## Exercise aim:
Restate exactly the lines that run from the start of the records below to the line containing "const ref = useRef<HTMLDivElement>(null);", counting both ends, and nothing else; pictures stay out.

====== Dataset records

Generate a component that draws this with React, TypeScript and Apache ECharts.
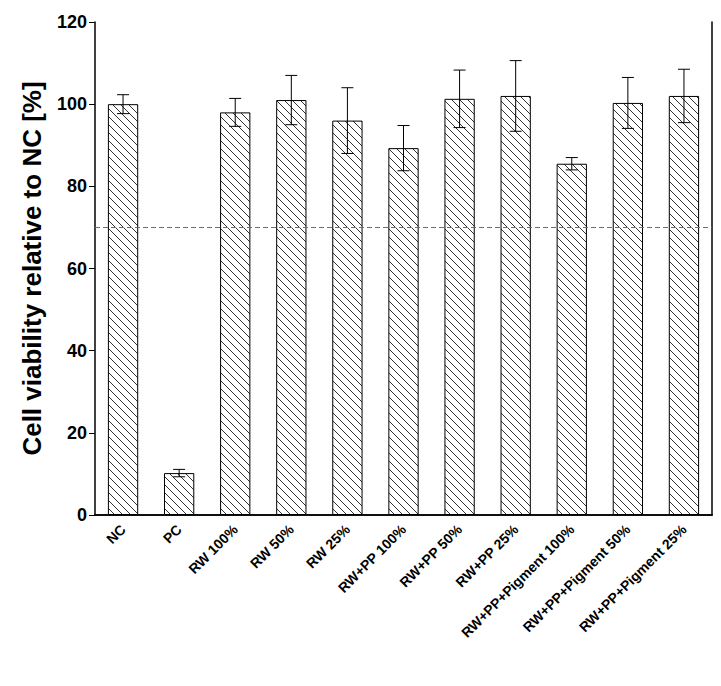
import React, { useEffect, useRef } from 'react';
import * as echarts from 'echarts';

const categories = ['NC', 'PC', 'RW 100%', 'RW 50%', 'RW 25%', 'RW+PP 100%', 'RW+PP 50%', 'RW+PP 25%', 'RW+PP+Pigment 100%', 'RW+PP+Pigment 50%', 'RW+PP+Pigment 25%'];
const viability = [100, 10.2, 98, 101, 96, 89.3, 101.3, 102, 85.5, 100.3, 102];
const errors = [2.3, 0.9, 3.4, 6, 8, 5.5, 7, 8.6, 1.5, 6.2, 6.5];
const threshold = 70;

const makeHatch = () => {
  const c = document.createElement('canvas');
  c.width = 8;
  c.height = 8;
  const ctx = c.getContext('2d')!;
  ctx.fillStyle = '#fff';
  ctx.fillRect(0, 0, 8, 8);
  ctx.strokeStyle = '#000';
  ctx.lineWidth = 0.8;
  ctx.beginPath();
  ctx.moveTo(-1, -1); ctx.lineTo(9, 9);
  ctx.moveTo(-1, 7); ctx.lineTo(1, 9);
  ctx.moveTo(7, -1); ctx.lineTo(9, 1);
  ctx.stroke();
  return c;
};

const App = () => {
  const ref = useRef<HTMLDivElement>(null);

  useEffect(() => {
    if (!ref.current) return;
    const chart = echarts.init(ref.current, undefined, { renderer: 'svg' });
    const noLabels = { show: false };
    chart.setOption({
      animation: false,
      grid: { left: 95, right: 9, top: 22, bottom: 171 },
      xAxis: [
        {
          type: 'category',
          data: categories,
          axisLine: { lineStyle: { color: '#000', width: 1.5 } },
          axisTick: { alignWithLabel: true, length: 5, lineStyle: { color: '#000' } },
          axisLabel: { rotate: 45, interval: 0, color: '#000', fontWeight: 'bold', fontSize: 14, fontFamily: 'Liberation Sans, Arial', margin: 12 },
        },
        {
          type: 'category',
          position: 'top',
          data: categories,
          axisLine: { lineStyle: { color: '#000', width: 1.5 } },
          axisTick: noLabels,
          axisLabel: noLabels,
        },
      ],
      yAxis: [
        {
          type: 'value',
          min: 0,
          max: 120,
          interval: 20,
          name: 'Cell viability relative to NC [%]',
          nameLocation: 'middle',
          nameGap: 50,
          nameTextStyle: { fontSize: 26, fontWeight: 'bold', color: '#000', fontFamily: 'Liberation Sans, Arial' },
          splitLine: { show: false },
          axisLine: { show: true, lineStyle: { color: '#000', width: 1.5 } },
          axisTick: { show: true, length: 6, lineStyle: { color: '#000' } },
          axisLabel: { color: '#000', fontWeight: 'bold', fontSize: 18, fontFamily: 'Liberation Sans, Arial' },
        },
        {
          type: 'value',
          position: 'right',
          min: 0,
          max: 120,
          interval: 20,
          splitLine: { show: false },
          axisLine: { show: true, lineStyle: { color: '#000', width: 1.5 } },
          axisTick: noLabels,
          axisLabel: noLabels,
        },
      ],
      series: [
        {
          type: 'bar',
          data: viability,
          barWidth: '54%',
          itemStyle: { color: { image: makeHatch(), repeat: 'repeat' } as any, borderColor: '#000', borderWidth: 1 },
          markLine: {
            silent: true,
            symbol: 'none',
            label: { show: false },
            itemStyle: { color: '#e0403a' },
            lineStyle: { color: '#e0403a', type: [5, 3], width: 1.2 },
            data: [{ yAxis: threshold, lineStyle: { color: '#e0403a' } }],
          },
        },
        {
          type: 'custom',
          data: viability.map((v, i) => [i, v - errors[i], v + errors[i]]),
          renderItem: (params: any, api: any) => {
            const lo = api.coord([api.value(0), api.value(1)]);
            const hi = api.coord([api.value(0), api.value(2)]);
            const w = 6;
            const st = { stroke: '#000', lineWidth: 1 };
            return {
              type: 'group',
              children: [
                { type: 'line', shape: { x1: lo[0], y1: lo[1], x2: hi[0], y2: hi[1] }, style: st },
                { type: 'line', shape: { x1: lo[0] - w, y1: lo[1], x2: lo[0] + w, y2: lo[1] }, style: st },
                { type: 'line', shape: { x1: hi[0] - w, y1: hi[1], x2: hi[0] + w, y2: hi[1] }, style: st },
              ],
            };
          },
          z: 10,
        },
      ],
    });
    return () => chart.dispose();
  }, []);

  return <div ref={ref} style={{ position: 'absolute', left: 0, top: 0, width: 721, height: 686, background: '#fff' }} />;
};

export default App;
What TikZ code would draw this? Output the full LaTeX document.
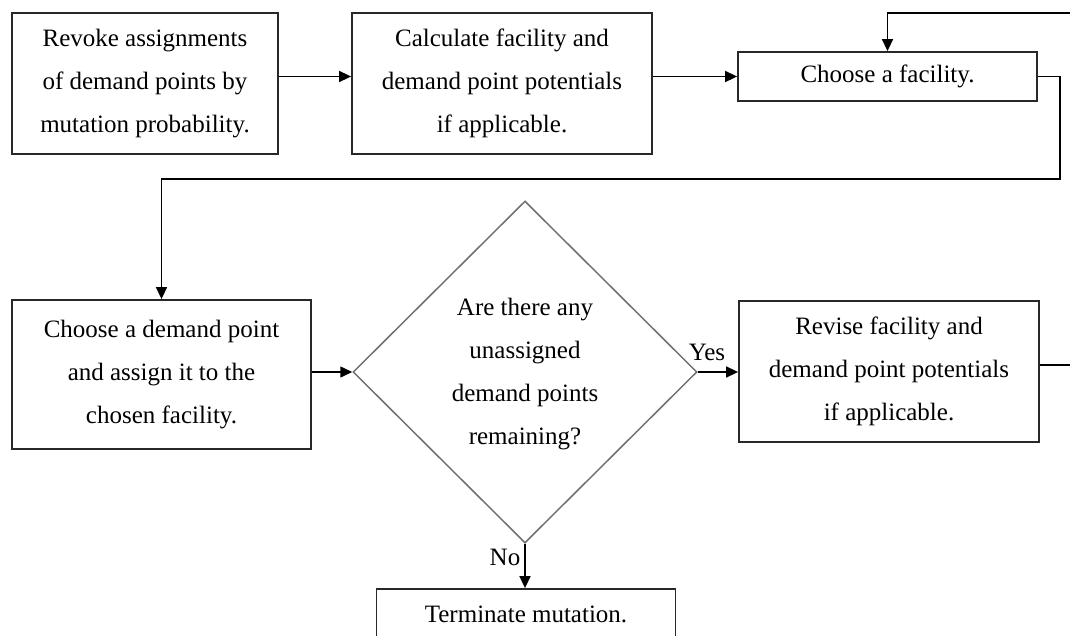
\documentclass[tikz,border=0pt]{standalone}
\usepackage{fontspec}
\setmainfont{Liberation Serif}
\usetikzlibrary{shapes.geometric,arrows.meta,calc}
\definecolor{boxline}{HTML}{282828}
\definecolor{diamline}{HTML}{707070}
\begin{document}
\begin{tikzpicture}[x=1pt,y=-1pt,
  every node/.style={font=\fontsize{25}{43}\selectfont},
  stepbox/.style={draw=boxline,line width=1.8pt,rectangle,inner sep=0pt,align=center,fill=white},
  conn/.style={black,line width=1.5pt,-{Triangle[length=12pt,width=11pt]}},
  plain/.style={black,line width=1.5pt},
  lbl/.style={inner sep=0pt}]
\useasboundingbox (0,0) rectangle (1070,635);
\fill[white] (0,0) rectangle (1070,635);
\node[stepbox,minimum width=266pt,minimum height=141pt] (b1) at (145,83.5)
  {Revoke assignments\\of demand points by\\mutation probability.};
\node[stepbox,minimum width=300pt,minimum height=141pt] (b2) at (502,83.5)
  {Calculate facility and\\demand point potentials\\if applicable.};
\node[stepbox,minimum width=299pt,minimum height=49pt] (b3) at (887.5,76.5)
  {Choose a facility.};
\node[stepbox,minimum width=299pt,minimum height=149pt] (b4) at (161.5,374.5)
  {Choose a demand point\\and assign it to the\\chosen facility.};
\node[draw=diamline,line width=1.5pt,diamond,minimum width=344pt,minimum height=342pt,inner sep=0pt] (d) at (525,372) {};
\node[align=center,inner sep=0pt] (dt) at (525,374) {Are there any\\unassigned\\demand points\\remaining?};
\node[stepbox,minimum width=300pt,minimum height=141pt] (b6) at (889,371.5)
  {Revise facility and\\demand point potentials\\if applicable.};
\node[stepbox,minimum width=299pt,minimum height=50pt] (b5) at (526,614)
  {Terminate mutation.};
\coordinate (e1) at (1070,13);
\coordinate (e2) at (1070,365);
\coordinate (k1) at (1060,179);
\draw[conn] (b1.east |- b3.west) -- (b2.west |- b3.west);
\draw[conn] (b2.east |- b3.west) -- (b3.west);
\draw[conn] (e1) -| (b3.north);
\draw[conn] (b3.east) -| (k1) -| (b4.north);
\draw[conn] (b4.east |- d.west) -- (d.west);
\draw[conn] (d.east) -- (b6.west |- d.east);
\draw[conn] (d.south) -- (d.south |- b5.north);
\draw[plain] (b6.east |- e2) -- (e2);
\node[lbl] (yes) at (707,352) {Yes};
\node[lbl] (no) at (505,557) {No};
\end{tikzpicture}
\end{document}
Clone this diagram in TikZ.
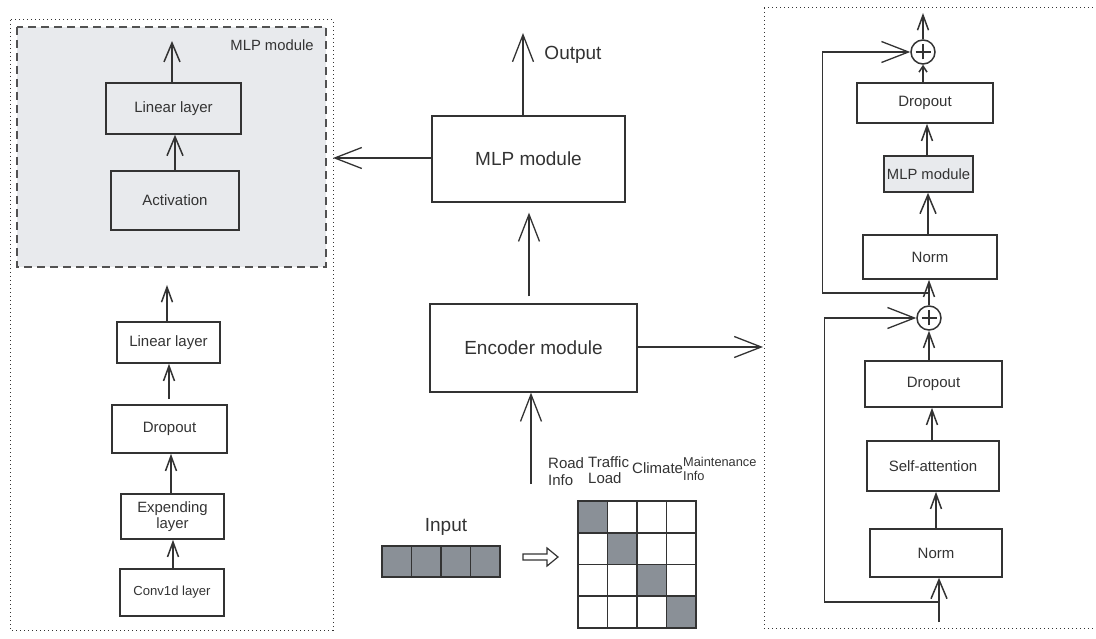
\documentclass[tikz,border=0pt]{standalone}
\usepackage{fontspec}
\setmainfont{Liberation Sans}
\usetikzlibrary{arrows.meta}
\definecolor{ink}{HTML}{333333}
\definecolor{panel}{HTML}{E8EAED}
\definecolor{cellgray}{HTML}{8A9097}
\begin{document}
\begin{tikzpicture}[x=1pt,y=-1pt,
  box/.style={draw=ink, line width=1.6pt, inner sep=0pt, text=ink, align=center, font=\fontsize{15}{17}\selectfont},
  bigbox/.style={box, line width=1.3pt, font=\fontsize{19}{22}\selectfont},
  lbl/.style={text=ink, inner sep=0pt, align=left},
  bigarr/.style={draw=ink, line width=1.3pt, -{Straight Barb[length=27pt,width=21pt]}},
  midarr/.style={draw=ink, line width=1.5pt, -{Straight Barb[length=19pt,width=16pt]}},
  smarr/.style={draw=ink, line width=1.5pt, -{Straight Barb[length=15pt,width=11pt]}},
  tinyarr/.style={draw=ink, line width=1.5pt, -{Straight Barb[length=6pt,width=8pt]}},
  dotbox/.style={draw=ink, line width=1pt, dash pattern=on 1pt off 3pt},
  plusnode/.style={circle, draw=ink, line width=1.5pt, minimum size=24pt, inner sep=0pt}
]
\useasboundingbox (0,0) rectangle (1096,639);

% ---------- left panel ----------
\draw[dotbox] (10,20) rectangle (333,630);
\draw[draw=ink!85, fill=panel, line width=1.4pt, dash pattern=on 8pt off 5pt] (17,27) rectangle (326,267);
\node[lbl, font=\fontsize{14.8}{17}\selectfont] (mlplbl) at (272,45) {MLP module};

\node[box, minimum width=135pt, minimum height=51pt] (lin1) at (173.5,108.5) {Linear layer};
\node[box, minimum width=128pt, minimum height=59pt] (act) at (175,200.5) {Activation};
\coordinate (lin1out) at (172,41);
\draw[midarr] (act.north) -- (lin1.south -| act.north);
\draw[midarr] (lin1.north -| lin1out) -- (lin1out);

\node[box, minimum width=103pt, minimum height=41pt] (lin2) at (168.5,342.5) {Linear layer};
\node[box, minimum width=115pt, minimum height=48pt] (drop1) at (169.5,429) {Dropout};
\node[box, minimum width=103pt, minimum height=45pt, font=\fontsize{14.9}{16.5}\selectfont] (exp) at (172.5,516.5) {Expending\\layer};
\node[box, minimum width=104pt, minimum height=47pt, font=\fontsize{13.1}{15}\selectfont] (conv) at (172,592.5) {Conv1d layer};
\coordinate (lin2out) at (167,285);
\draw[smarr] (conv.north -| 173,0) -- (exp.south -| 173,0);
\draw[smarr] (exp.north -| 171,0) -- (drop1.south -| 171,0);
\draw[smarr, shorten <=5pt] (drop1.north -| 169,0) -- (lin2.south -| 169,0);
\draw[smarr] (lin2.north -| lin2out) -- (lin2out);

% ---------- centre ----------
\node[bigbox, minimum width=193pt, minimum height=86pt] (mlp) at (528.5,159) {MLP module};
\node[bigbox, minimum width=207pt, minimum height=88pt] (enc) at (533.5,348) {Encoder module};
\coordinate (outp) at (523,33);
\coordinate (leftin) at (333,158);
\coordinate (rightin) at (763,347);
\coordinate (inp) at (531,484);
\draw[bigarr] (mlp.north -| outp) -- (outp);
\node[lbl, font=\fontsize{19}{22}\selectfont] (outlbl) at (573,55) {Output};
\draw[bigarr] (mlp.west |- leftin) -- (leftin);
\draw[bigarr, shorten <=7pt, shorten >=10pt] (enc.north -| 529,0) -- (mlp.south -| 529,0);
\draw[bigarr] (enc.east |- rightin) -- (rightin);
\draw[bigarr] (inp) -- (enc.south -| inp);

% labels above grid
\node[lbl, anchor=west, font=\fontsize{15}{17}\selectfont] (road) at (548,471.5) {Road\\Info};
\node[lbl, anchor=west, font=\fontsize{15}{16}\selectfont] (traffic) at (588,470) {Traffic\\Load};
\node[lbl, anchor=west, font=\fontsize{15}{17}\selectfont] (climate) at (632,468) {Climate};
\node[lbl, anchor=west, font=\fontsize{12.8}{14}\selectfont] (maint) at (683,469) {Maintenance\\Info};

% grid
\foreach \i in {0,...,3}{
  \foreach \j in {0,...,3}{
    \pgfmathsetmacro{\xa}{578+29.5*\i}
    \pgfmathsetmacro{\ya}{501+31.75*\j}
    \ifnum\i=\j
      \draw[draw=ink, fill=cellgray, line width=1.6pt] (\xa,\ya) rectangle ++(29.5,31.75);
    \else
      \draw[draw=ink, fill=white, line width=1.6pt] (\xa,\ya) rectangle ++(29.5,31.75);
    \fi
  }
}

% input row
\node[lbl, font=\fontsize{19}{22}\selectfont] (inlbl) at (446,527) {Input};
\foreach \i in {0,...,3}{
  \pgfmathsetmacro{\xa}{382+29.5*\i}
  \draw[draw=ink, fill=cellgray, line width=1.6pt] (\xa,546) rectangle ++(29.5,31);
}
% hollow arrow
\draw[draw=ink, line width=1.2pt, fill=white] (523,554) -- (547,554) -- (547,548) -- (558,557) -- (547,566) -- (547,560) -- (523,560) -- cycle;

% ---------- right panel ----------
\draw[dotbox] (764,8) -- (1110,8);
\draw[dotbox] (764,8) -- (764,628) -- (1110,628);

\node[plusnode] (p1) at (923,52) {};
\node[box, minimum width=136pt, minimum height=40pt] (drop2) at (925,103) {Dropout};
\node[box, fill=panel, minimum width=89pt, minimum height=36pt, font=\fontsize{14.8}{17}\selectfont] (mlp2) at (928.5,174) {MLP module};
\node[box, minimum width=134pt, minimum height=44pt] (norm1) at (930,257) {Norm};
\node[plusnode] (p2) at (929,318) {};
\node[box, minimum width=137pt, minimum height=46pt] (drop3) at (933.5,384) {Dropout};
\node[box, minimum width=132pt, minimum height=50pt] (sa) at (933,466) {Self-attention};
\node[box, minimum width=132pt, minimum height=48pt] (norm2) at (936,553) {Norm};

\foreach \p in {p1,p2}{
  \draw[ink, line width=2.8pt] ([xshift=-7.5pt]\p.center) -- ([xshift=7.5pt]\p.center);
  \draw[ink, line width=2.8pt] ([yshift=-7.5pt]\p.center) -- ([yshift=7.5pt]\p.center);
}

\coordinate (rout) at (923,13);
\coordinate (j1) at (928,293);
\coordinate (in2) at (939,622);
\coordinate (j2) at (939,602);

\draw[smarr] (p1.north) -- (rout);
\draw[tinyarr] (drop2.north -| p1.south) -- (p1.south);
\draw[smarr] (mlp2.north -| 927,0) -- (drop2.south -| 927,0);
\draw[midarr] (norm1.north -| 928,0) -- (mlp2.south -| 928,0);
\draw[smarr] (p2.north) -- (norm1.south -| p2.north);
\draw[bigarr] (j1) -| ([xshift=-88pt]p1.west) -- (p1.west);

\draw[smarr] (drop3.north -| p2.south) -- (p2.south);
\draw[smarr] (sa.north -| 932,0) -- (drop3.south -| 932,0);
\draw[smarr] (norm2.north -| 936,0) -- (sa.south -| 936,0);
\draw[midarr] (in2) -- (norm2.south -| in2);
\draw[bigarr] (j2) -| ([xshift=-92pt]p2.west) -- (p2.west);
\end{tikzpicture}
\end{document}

============

## Response to the task:
Generate a component that draws this with React, TypeScript and Apache ECharts.
import React, { useEffect, useRef } from 'react';
import * as echarts from 'echarts';

const categories = ['NC', 'PC', 'RW 100%', 'RW 50%', 'RW 25%', 'RW+PP 100%', 'RW+PP 50%', 'RW+PP 25%', 'RW+PP+Pigment 100%', 'RW+PP+Pigment 50%', 'RW+PP+Pigment 25%'];
const viability = [100, 10.2, 98, 101, 96, 89.3, 101.3, 102, 85.5, 100.3, 102];
const errors = [2.3, 0.9, 3.4, 6, 8, 5.5, 7, 8.6, 1.5, 6.2, 6.5];
const threshold = 70;

const makeHatch = () => {
  const c = document.createElement('canvas');
  c.width = 8;
  c.height = 8;
  const ctx = c.getContext('2d')!;
  ctx.fillStyle = '#fff';
  ctx.fillRect(0, 0, 8, 8);
  ctx.strokeStyle = '#000';
  ctx.lineWidth = 0.8;
  ctx.beginPath();
  ctx.moveTo(-1, -1); ctx.lineTo(9, 9);
  ctx.moveTo(-1, 7); ctx.lineTo(1, 9);
  ctx.moveTo(7, -1); ctx.lineTo(9, 1);
  ctx.stroke();
  return c;
};

const App = () => {
  const ref = useRef<HTMLDivElement>(null);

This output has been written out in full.